After you get the aperture and ISO set, choose the shutter speed based on that combination. If you’re shooting a scene that has other lights in it, or perhaps a twilight sky or stars, you’ll have to use a shutter speed that will give you a proper exposure and that doesn’t blow out anything. With such a big aperture and high ISO, the shutter speed could be fairly short, and may not be long enough to capture the entire duration of the flashes. You can either go with that, and hope for multiple flashes to show up, or you can shoot several exposures and blend them.

If it’s totally dark and there are no other lights in the scene, you can shoot as long a shutter speed as you like from an exposure standpoint. However, noise will be a big issue with long exposures at high ISOs. To capture just the flashes in a dark environment, I like to keep the shutter speed to no more than 15 seconds. If I need more flashes to show up, I simply blend multiple exposures. While long exposures do increase the noise, if you are capturing only the flashes during these exposures and blending those with a scene shot at a shorter speed and lower ISO, the noise probably won’t be an issue. Noise only shows up in the dark parts of the frame, not in the flashes. So when you blend the exposures and use the “Lighten” blend mode to let only the flashes show through, the noise gets left behind.

The following photos illustrate a few different methods for photographing fireflies. Note that all of them employ the technique of stacking multiple frames. I shot the separate frames for each image stack from the same tripod setup and on the same night. While you can certainly blend exposures made at different locations and on different nights, it’s not something I do. And, of course, you don’t have to shoot multiple exposures at all. There are many situations—twilight, for example—in which you can get a good shot of fireflies in a single frame. I have several shots like this, all sitting on hard drives waiting for me to process them. Also, I have a number of locations scouted for shooting single-frame firefly images during this year’s firefly season.  

Fireflies flash at a light-painted waterfall

Fireflies and light-painted cascade

At dusk, I made an exposure using ISO 200 to capture some detail in the forest. Once it got totally dark, I made a second shot of about a minute at ISO 400, and during the exposure I light painted the cascade using a small LED flashlight with a light blue gel filter attached. Then I shot continuous 30-second exposures at ISO 6400 to capture the firefly flashes. After picking about 8 frames for the flashes, I stacked them as layers under the first two in Photoshop, and then changed the blend mode to “Lighten.”

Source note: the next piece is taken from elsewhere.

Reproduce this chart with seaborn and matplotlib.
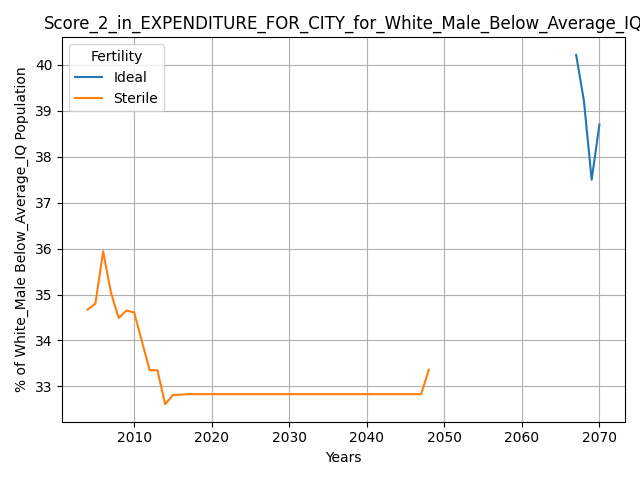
import pandas as pd
import matplotlib
matplotlib.use("Agg")
import matplotlib.pyplot as plt
import seaborn as sns

# datos
ideal_years = [2067, 2068, 2069, 2070]
ideal_values = [40.22, 39.22, 37.5, 38.7]

sterile_years = list(range(2004, 2049))
sterile_values = [34.67, 34.8, 35.94, 35.05, 34.49, 34.65, 34.61, 33.98, 33.35, 33.35,
                  32.61, 32.81, 32.82] + [32.83] * 31 + [33.36]

df = pd.concat([
    pd.DataFrame({'Years': ideal_years, 'value': ideal_values, 'Fertility': 'Ideal'}),
    pd.DataFrame({'Years': sterile_years, 'value': sterile_values, 'Fertility': 'Sterile'}),
])

plt.figure(figsize=(6.4, 4.8), dpi=100)
ax = sns.lineplot(data=df, x='Years', y='value', hue='Fertility',
                  palette=['#1f77b4', '#ff7f0e'])
ax.grid(True)
ax.set_xlabel('Years')
ax.set_ylabel('% of White_Male Below_Average_IQ Population')
ax.set_title('Score_2_in_EXPENDITURE_FOR_CITY_for_White_Male_Below_Average_IQ')
ax.legend(title='Fertility', loc='upper left')
plt.tight_layout()
plt.savefig('out.png', dpi=100)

Fireflies and light-painted trees

Fireflies and light-painted trees

The first couple of exposures were f/5.6, ISO 1600, and 30 seconds. During these, I light painted the trees using an LED flashlight with a red gel filter. Then I shot continuous 15-second exposures at ISO 3200 to capture the flashes. This particular location is swamped with fireflies, so it only took a few frames to get this many flashes. As with the above photo, I stacked them as layers under the tree shots, and then changed the blend mode to “Lighten.”

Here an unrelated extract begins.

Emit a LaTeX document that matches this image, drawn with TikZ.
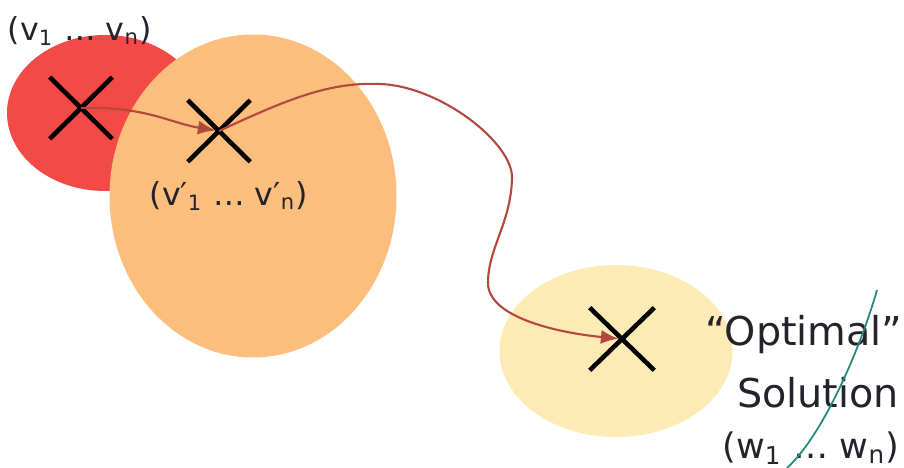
\documentclass[tikz,border=0pt]{standalone}
\usepackage{fontspec}
\setmainfont{DejaVu Sans}
\definecolor{startred}{RGB}{243, 74, 72}
\definecolor{localorange}{RGB}{251, 190, 124}
\definecolor{optyellow}{RGB}{253, 234, 180}
\definecolor{pathred}{RGB}{178, 72, 62}
\definecolor{boundteal}{RGB}{40, 135, 125}
\definecolor{labgray}{RGB}{35, 35, 45}
\usepackage{tikz}
\usetikzlibrary{positioning,shapes.geometric,shapes.misc,arrows.meta}

\begin{document}
\begin{tikzpicture}[
	region/.style={ellipse, inner sep=0pt},
	xmark/.style={cross out, draw=black, line width=1.3pt, inner sep=0pt,
		minimum width=0.58cm, minimum height=0.57cm},
	lab/.style={text=labgray, font=\fontsize{9}{11}\selectfont, inner sep=0pt},
	big/.style={text=labgray, font=\fontsize{11.3}{13}\selectfont, inner sep=0pt},
	walk/.style={-{Latex[length=5pt,width=4pt]}, line width=0.6pt, pathred}
	]
	\useasboundingbox (0,0) rectangle (9.04,4.68);
	
	% search regions
	\node[region, fill=startred, minimum width=1.96cm, minimum height=1.56cm] (start) at (1.05,3.55) {};
	\node[region, fill=localorange, minimum width=2.87cm, minimum height=3.23cm] (local) at (2.53,2.72) {};
	\node[region, fill=optyellow, minimum width=2.33cm, minimum height=1.72cm] (best) at (6.16,1.17) {};
	
	% points
	\node[xmark] (x1) at (0.81,3.60) {};
	\node[xmark] (x2) at (2.19,3.37) {};
	\node[xmark, minimum width=0.60cm, minimum height=0.58cm] (x3) at (6.22,1.29) {};
	
	\node[lab] (vlab)  at (0.80,4.37) {(v\textsubscript{1} \ldots\ v\textsubscript{n})};
	\node[lab] (vplab) at (2.29,2.72) {(v′\textsubscript{1} \ldots\ v′\textsubscript{n})};
	\node[big] (opt)   at (8.04,1.33) {``Optimal''};
	\node[big] (sol)   [below=0.22cm of opt.south, xshift=0.14cm, anchor=north] {Solution};
	\node[lab, font=\fontsize{10}{12}\selectfont] (wlab) at (8.11,0.20) {(w\textsubscript{1} \ldots\ w\textsubscript{n})};
	
	% moves
	\draw[walk, shorten >=1pt] (x1.center) .. controls (1.45,3.62) and (1.70,3.45) .. (x2.center);
	\draw[walk, shorten >=1pt] (x2.center) .. controls (2.9,3.70) and (3.3,3.86) .. (3.80,3.84)
		.. controls (4.40,3.82) and (5.13,3.25) .. (5.12,2.90)
		.. controls (5.11,2.45) and (4.88,2.20) .. (4.88,1.85)
		.. controls (4.88,1.50) and (5.60,1.35) .. (x3.center);
	
	% boundary line
	\coordinate (btop) at (8.77,1.78);
	\coordinate (bbot) at (7.87,0.00);
	\draw[boundteal, line width=0.5pt] (btop) .. controls (8.62,1.25) and (8.25,0.35) .. (bbot);
\end{tikzpicture}
\end{document}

Fireflies and light painting

Fireflies and light painting with red flashlights

I was having a little fun with this one. I set up the camera while it was still light to get the composition just right. After it got dark, I walked back and forth along the trail while wearing a red headlamp and carrying a red flashlight that I was swinging around. The light painting part was about a minute at ISO 200 and f/8. After the light painting, I shot a few 15-second exposures to capture the firefly flashes at ISO 3200 and f/5.6. All of the shots were stacked as layers in Photoshop with the blend mode set to “Lighten.”

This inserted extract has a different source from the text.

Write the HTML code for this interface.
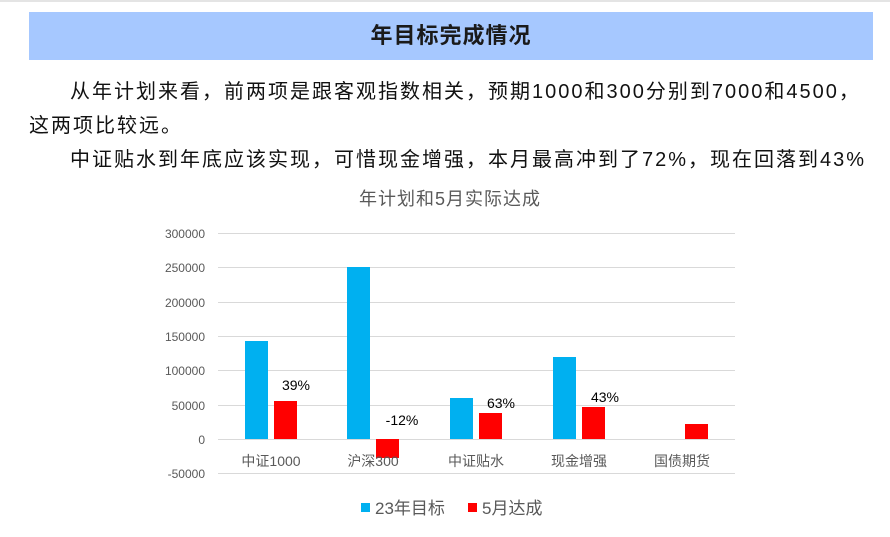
<!DOCTYPE html>
<html><head><meta charset="utf-8"><style>
body{margin:0;width:890px;height:537px;background:#fff;overflow:hidden;position:relative;font-family:"Liberation Sans","Noto Sans CJK SC",sans-serif}
.topline{position:absolute;left:0;top:0;width:890px;height:2px;background:#e4e4e4}
.hdr{position:absolute;left:29px;top:12px;width:844px;height:48px;background:#a6c8ff;text-align:center;line-height:48px;font-size:22px;letter-spacing:1px;font-weight:bold;color:#1a1a1a}
.p{position:absolute;font-size:20px;color:#111;white-space:nowrap;line-height:24px;letter-spacing:2px}
</style></head><body>
<div class="topline"></div>
<div class="hdr">年目标完成情况</div>
<div class="p" style="left:70px;top:80px">从年计划来看，前两项是跟客观指数相关，预期1000和300分别到7000和4500，</div>
<div class="p" style="left:29px;top:114px">这两项比较远。</div>
<div class="p" style="left:70px;top:148px">中证贴水到年底应该实现，可惜现金增强，本月最高冲到了72%，现在回落到43%</div>
<svg style="position:absolute;left:0;top:0" width="890" height="537" font-family="Liberation Sans, Noto Sans CJK SC, sans-serif">
<text x="450" y="205" text-anchor="middle" font-size="18" letter-spacing="1" fill="#595959">年计划和5月实际达成</text>
<g stroke="#d9d9d9" stroke-width="1">
<line x1="218" x2="735" y1="233.5" y2="233.5"/><line x1="218" x2="735" y1="267.5" y2="267.5"/>
<line x1="218" x2="735" y1="302.5" y2="302.5"/><line x1="218" x2="735" y1="336.5" y2="336.5"/>
<line x1="218" x2="735" y1="370.5" y2="370.5"/><line x1="218" x2="735" y1="405.5" y2="405.5"/>
<line x1="218" x2="735" y1="439.5" y2="439.5"/><line x1="218" x2="735" y1="473.5" y2="473.5"/>
</g>
<g font-size="12" fill="#595959" text-anchor="end">
<text x="205" y="238">300000</text><text x="205" y="272">250000</text><text x="205" y="307">200000</text>
<text x="205" y="341">150000</text><text x="205" y="375">100000</text><text x="205" y="410">50000</text>
<text x="205" y="444">0</text><text x="205" y="478">-50000</text>
</g>
<g fill="#00b0f0">
<rect x="245" y="341" width="23" height="98"/><rect x="347" y="267" width="23" height="172"/>
<rect x="450" y="398" width="23" height="41"/><rect x="553" y="357" width="23" height="82"/>
</g>
<g fill="#ff0000">
<rect x="274" y="401" width="23" height="38"/><rect x="376" y="439" width="23" height="19"/>
<rect x="479" y="413" width="23" height="26"/><rect x="582" y="407" width="23" height="32"/>
<rect x="685" y="424" width="23" height="15"/>
</g>
<g font-size="14" fill="#000" text-anchor="middle">
<text x="296" y="390">39%</text><text x="402" y="425">-12%</text><text x="501" y="408">63%</text><text x="605" y="402">43%</text>
</g>
<g font-size="14" fill="#595959" text-anchor="middle">
<text x="271" y="466">中证1000</text><text x="373" y="466">沪深300</text><text x="476" y="466">中证贴水</text>
<text x="579" y="466">现金增强</text><text x="682" y="466">国债期货</text>
</g>
<rect x="361" y="503" width="9" height="9" fill="#00b0f0"/>
<text x="375" y="514" font-size="17" fill="#595959">23年目标</text>
<rect x="468" y="503" width="9" height="9" fill="#ff0000"/>
<text x="482" y="514" font-size="17" fill="#595959">5月达成</text>
</svg>
</body></html>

Star trails above a cabin with fireflies

Star trails shine above an old cabin with fireflies flashing

With the shutter set to bulb, aperture at f/4, and ISO at 200, I made two separate exposures. One was for the light painting inside the cabin. I attached a yellow gel to an SB800 flash and made several pops from inside the cabin to create the light-throw effect. In the second exposure, I light painted the exterior of the cabin using an LED flashlight. Then I shot 30 4-minute exposures at f/4 and ISO 200 to capture the star trails. After brushing out the sky from the first 2 exposures so it wouldn’t show through on the blend, I stacked all of the frames in Photoshop as layers and changed the blend mode to “Lighten.” The fireflies were flashing all around, so I knew that some would show up in several of the 4-minute exposures I made for the star trails. However, since the ISO was so low, the only flashes that showed up well were the ones that occurred very close to the camera.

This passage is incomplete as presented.